A un político que no cumple le llamamos indigno, corrupto, inútil… y votamos a otro que, por lo menos, prometa cosas mejores. A un Dios que quiere ganarse tu corazón y que lo hace todo por puro amor, no se le puede reprochar nada… a no ser el que nos haya amado demasiado y por tanto seamos nosotros los ingratos y los culpables. Me temo yo que si pudiéramos votar a Dios cada cuatro años, muchos lo harían esperando encontrar un dios menos exigente y más “político”…
No sólo los padres lo pasan mal con sus hijos
Parece que a los padres siempre les toca sufrir. Y no sólo por las condiciones laborables (el que tenga la suerte de tener un trabajo) sino por las condiciones familiares. Se ha extendido la mala costumbre de tener hijos felices a base de no negarles nada. Los padres temen el drama que se puede originar en el hogar cuando a un hijo se le niega la tablet 9 (o cualquiera de esos aparatos de última generación, que yo ya estoy un poco fuera de juego en estas tecnologías). Los hijos están convencidos de que obedecer a los padres retrasa su madurez y coarta su libertad. Se sienten desdichados porque los padres no hacen otra cosa que negarles sus sueños. Pero la carta a los Hebreos nos recuerda que obedecer es una virtud. Y una virtud que comporta sufrimiento.
Cristo no se hace el héroe. La perspectiva de la cruz le atemoriza y hace desaparecer su imagen devota: de su boca saldrá un grito, no palabras ejemplares. No nos ofrece respuestas, sino una gran pregunta: pregunta que atraviesa la historia y todavía nos hiere al llevar la cruz o verla sobre los hombros de otros torturados por el mundo: ¿Por qué me has abandonado? El sufrimiento también es pedagógico. Que tus padres o superiores te escuchen no significa que te lo den todo, porque entonces te estarían anulando a ti mismo y acabarías siendo un ser sobreprotegido e incapaz de enfrentarte a la vida. Además cada cosa tiene su tiempo: el que no sabe obedecer cuando le toca, no sabrá mandar cuando le corresponda. Nosotros sabemos, gracias al ejemplo de Cristo, que obedecer la voluntad de Dios se convierte en amor fraterno hacia los hombres. Y si el dolor se acepta por amor, nos convertimos en colaboradores de Cristo para la salvación del mundo. Casi nada.

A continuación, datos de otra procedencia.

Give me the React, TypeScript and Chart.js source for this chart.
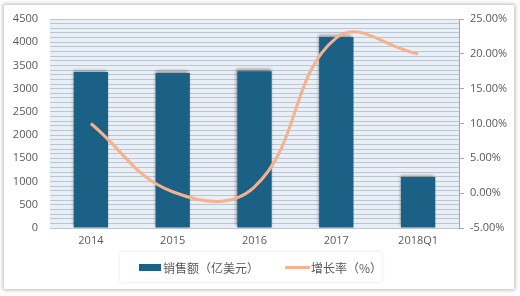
import React, { useEffect, useRef } from "react";
import { Chart, registerables } from "chart.js";

Chart.register(...registerables);

const categories = ["2014", "2015", "2016", "2017", "2018Q1"];
const salesValues = [3360, 3335, 3375, 4110, 1100];
const growthValues = [10.0, 0.2, 0.9, 22.3, 20.0];
const salesLabel = "销售额（亿美元）";
const growthLabel = "增长率（%）";

const BAR_COLOR = "#1b6185";
const LINE_COLOR = "#f5b28c";
const TEXT_COLOR = "#595959";

const plotBg = {
  id: "plotBg",
  beforeDraw(chart: any) {
    const { ctx, chartArea } = chart;
    ctx.save();
    ctx.fillStyle = "#e8eff6";
    ctx.fillRect(chartArea.left, chartArea.top, chartArea.right - chartArea.left, chartArea.bottom - chartArea.top);
    ctx.restore();
  },
};

const barShadow = {
  id: "barShadow",
  beforeDatasetDraw(chart: any, args: any) {
    if (chart.data.datasets[args.index].type === "bar") {
      const ctx = chart.ctx;
      ctx.save();
      ctx.shadowColor = "rgba(0,0,0,0.35)";
      ctx.shadowBlur = 3;
      ctx.shadowOffsetX = -1;
      ctx.shadowOffsetY = -2;
    }
  },
  afterDatasetDraw(chart: any, args: any) {
    if (chart.data.datasets[args.index].type === "bar") {
      chart.ctx.restore();
    }
  },
};

export default function App() {
  const ref = useRef<HTMLCanvasElement>(null);

  useEffect(() => {
    document.body.style.margin = "0";
    document.body.style.background = "#ffffff";
    const font = { family: "'Open Sans', 'Liberation Sans', sans-serif", size: 11 };
    const chart = new Chart(ref.current!, {
      type: "bar",
      data: {
        labels: categories,
        datasets: [
          {
            type: "line",
            label: growthLabel,
            data: growthValues,
            borderColor: LINE_COLOR,
            backgroundColor: LINE_COLOR,
            borderWidth: 3,
            pointRadius: 0,
            tension: 0.42,
            yAxisID: "y1",
            order: 0,
          } as any,
          {
            type: "bar",
            label: salesLabel,
            data: salesValues,
            backgroundColor: BAR_COLOR,
            barPercentage: 0.42,
            categoryPercentage: 1,
            yAxisID: "y",
            order: 1,
          } as any,
        ],
      },
      options: {
        animation: false,
        responsive: false,
        maintainAspectRatio: false,
        layout: { padding: { top: 19, left: 0, right: 0, bottom: 48 } },
        plugins: { legend: { display: false }, tooltip: { enabled: false } },
        scales: {
          x: {
            grid: { display: false, drawTicks: false },
            border: { display: false },
            ticks: { color: TEXT_COLOR, font, padding: 6 },
            afterFit(scale: any) {
              scale.height = 20;
            },
          },
          y: {
            position: "left",
            min: 0,
            max: 4500,
            border: { display: false },
            grid: { color: "#bcc6d0", lineWidth: 1, drawTicks: false },
            ticks: {
              stepSize: 100,
              autoSkip: false,
              color: TEXT_COLOR,
              font,
              padding: 12,
              callback: (v: any) => (Number(v) % 500 === 0 ? String(v) : ""),
            },
            afterFit(scale: any) {
              scale.width = 50;
            },
          },
          y1: {
            position: "right",
            min: -5,
            max: 25,
            border: { display: true, color: "#a6a6a6" },
            grid: { drawOnChartArea: false, color: "#a6a6a6", tickLength: 5 },
            ticks: {
              stepSize: 5,
              color: TEXT_COLOR,
              font,
              padding: 6,
              callback: (v: any) => Number(v).toFixed(2) + "%",
            },
            afterFit(scale: any) {
              scale.width = 61;
            },
          },
        },
      },
      plugins: [plotBg, barShadow],
    });
    return () => chart.destroy();
  }, []);

  const legendText: React.CSSProperties = {
    fontFamily: "'Noto Sans CJK SC', sans-serif",
    fontSize: 12,
    color: TEXT_COLOR,
    whiteSpace: "nowrap",
  };

  return (
    <div style={{ position: "relative", width: 520, height: 296, background: "#fff", overflow: "hidden" }}>
      <div
        style={{
          position: "absolute",
          left: 4,
          top: 5,
          width: 510,
          height: 284,
          background: "#fff",
          boxShadow: "0 0 4px 1px rgba(0,0,0,0.28)",
        }}
      />
      <canvas ref={ref} width={520} height={296} style={{ position: "absolute", left: 0, top: 0 }} />
      <div
        style={{
          position: "absolute",
          left: 120,
          top: 252,
          width: 262,
          height: 30,
          background: "#fff",
          boxShadow: "0 0 3px rgba(0,0,0,0.12)",
          display: "flex",
          alignItems: "center",
        }}
      >
        <span style={{ display: "inline-block", width: 24, height: 7, background: BAR_COLOR, marginLeft: 19 }} />
        <span style={{ ...legendText, marginLeft: 2 }}>{salesLabel}</span>
        <span style={{ display: "inline-block", width: 27, height: 3, background: LINE_COLOR, marginLeft: 26, borderRadius: 1 }} />
        <span style={{ ...legendText, marginLeft: 1 }}>{growthLabel}</span>
      </div>
    </div>
  );
}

Cuando hay hechos, sobran las palabras
Cristo no hace política para ganar adeptos. Más bien los acaba perdiendo (recordemos que hasta los apóstoles huirán como conejos en Getsemaní), porque sus palabras no son para quedar bien, sino para salvar. Y por eso la semilla tiene que morir: “Si el grano de trigo muere, da mucho fruto”. Si Cristo se hubiera dedicado sólo a ridiculizar a los fariseos y maestros de la ley, a montar un consultorio de milagros, a promocionar perfumes de incienso o a publicar colecciones de parábolas en edición facsímil… hubiera sido una gran estrella en su momento. Pero hoy sólo nos quedaría un mero recuerdo histórico. Un personaje famoso de las revistas del corazón.
Lo bueno de esto es que nosotros mismos somos fruto de aquella semilla que murió. Una semilla que ha dado una gran cosecha de hijos. Una gloria que se ha hecho esperar, pero que ha sido posible porque no hemos tenido un político que se ha quedado en su despacho. Es tu Dios y tu Señor que ha bajado del cielo para mostrarte el camino de la gloria: la humildad. El sufrimiento, la obediencia, perder la vida… parece algo terrible. Nadie está preparado para eso. Pero ahora sabemos que si no duele no es amor. Que si no se sufre no se aprende. Que si no se entrega la vida, se pierde. Y ahí está la gracia: no se pueden hacer promesas para cuatro años. La promesa de Cristo es la vida eterna. No hace falta que corras mucho ni que prometas mucho. Basta con que creas mucho y no tengas prisa. Si tienes fe, lo demás lo hará el Señor.
Queremos ver a Jesús
Santo Domingo quería ver a Jesús no solamente en cada hombre, sino especialmente en la Iglesia, desfigurada en su momento por la corrupción y la herejía. Su opción fue la humildad, la obediencia, la penitencia, el desprendimiento. Por eso también fue una semilla que fructificó. Ése debe ser el ejemplo para los dominicos de hoy.